Your output must consist solely of the lines from the "Write a Python" line through the "from matplotlib.patches import Rectangle" line, exactly as written, without images.
>> start Entries
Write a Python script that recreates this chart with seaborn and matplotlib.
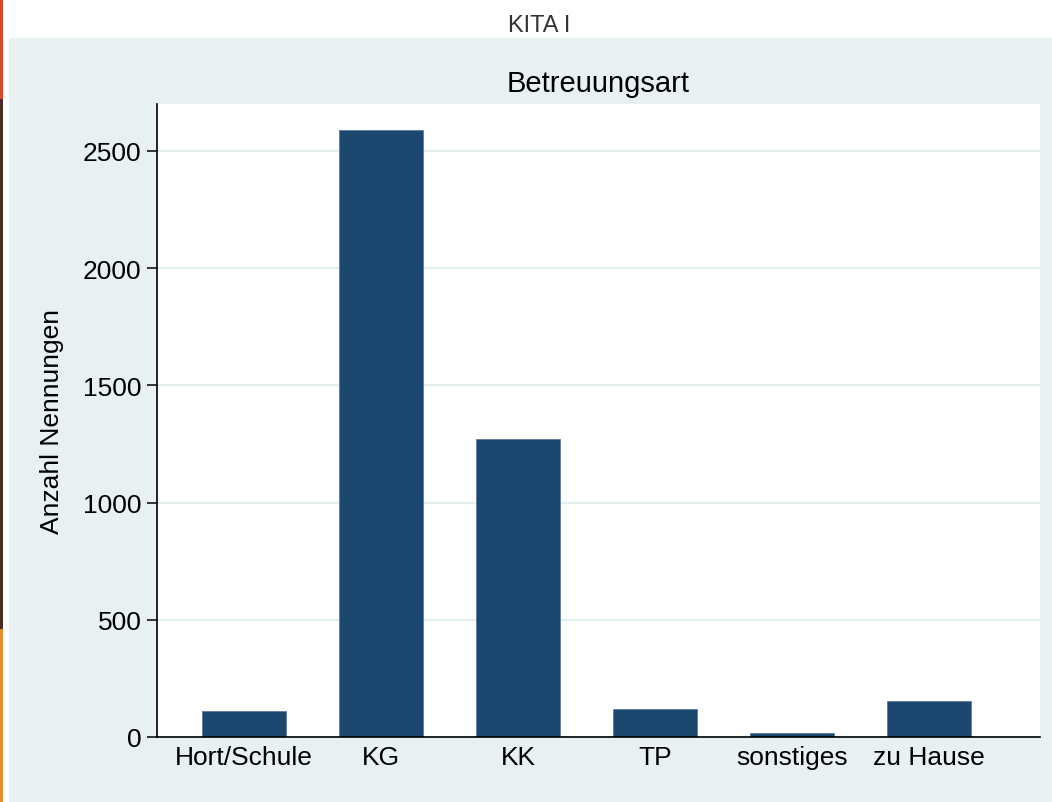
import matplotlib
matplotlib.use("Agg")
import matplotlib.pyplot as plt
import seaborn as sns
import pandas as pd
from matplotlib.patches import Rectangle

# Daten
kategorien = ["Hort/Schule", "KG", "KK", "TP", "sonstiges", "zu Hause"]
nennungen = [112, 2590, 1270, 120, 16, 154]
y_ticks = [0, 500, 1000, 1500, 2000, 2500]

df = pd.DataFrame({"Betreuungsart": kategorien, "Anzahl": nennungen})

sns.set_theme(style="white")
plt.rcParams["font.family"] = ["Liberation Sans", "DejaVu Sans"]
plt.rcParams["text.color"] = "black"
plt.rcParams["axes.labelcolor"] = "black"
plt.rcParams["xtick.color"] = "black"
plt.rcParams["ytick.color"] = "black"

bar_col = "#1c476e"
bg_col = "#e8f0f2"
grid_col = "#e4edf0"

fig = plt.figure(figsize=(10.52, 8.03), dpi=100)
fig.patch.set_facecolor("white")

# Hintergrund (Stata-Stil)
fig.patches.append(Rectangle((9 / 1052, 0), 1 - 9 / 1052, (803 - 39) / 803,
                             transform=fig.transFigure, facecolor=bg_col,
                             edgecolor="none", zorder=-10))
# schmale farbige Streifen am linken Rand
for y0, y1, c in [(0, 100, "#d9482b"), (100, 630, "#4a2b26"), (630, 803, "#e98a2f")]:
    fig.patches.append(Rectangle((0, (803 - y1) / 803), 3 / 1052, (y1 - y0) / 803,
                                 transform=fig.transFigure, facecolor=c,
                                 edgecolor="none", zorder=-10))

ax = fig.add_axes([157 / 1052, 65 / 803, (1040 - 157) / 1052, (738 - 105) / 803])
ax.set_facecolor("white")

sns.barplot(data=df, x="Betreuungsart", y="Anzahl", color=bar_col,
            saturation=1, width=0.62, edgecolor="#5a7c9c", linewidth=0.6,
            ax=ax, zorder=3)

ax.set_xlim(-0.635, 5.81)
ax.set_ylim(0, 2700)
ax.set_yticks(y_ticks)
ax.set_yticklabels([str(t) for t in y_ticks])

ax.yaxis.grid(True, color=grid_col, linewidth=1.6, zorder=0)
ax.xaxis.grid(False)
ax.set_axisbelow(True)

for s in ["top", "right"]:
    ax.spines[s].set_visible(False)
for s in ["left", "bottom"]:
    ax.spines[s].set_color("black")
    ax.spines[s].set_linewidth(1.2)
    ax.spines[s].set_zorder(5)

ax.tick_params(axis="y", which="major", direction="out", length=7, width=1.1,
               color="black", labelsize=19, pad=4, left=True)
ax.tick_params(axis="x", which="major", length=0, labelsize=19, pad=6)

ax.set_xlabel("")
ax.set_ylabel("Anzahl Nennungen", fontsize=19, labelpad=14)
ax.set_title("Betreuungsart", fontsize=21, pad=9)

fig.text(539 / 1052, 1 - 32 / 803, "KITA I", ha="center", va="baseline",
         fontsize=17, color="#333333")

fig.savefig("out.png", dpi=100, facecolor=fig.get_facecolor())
>> end Entries
>> start Entries
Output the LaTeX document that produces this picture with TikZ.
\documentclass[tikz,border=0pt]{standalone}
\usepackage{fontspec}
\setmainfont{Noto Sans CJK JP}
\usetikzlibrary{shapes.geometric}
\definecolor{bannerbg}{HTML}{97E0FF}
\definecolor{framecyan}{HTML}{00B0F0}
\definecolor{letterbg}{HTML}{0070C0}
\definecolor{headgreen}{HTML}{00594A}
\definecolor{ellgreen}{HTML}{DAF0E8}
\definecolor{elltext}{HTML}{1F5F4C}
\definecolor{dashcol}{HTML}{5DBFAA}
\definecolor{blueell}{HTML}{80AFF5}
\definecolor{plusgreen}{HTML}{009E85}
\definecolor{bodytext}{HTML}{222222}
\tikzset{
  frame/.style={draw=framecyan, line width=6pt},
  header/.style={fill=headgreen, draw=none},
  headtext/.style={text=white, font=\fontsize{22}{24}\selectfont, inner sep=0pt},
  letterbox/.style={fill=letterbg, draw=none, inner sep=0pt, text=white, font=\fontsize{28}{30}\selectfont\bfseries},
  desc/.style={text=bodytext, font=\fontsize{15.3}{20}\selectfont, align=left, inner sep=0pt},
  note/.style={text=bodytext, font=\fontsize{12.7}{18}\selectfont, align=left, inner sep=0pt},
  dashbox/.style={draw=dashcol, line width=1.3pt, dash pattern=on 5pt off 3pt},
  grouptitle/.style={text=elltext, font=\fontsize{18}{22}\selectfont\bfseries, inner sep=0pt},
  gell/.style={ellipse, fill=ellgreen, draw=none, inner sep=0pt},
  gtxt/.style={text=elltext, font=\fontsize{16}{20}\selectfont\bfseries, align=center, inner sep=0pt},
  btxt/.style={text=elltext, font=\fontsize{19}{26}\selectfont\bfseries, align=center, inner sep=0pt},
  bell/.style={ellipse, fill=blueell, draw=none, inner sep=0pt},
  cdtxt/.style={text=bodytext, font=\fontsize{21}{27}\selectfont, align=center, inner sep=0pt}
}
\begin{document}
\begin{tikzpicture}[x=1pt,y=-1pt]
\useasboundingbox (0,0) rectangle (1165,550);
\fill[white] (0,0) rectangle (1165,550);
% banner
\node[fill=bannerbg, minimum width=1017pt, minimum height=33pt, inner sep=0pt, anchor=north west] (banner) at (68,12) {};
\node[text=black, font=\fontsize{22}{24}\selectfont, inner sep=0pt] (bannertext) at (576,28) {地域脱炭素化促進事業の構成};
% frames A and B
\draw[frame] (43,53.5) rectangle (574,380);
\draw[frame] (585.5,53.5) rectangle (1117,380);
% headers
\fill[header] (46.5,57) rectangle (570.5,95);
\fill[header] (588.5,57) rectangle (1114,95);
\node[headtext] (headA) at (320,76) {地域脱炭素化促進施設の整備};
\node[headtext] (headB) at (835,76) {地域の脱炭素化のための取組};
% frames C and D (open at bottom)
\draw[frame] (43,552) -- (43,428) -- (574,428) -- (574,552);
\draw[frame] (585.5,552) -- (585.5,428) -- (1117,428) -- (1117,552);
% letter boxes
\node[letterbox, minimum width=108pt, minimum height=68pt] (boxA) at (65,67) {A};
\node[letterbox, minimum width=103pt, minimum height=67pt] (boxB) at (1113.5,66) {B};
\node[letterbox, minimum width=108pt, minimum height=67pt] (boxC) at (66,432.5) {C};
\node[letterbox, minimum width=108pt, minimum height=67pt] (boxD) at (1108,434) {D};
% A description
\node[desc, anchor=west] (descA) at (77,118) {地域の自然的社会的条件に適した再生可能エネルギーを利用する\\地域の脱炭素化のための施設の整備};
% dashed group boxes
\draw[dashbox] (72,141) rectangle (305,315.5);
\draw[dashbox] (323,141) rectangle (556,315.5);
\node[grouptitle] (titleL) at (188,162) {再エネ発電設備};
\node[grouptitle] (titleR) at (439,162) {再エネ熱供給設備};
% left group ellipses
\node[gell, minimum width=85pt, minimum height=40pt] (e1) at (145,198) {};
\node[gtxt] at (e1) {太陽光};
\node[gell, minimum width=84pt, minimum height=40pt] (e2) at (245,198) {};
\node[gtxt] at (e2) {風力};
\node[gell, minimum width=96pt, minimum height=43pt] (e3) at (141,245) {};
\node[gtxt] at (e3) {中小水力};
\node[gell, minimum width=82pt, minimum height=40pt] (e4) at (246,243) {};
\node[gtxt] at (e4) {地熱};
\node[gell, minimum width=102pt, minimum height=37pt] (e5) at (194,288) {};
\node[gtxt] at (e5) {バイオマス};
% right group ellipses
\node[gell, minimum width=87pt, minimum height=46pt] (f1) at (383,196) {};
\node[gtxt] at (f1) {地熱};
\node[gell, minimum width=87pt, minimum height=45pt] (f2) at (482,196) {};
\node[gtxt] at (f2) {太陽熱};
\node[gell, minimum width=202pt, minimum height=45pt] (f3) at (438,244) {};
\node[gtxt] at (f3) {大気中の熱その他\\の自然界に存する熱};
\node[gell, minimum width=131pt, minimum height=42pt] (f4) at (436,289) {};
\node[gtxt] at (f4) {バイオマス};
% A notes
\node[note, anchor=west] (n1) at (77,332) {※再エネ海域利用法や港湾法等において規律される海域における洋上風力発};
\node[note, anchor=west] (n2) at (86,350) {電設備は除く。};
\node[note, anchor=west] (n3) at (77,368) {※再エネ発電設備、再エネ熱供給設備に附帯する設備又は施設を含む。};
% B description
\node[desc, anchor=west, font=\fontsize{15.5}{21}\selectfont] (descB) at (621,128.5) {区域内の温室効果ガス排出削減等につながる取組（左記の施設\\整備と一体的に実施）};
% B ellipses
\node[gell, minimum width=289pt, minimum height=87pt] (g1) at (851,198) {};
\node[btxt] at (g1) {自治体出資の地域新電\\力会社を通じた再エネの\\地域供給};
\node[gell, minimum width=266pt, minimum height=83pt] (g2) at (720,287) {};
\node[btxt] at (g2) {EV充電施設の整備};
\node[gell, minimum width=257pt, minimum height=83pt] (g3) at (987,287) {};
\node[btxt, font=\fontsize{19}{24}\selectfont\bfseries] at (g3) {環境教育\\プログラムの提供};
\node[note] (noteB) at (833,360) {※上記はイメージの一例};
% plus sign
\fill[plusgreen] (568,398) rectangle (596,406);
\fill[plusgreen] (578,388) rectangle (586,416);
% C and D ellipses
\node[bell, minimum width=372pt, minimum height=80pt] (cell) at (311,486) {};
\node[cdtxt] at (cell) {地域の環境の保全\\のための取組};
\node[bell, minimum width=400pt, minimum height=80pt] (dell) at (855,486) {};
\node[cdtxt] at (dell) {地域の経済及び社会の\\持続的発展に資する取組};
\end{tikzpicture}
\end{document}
>> end Entries
Output below
Write a Python script that recreates this chart with seaborn and matplotlib.
import matplotlib
matplotlib.use("Agg")
import matplotlib.pyplot as plt
import seaborn as sns
import pandas as pd
from matplotlib.patches import Rectangle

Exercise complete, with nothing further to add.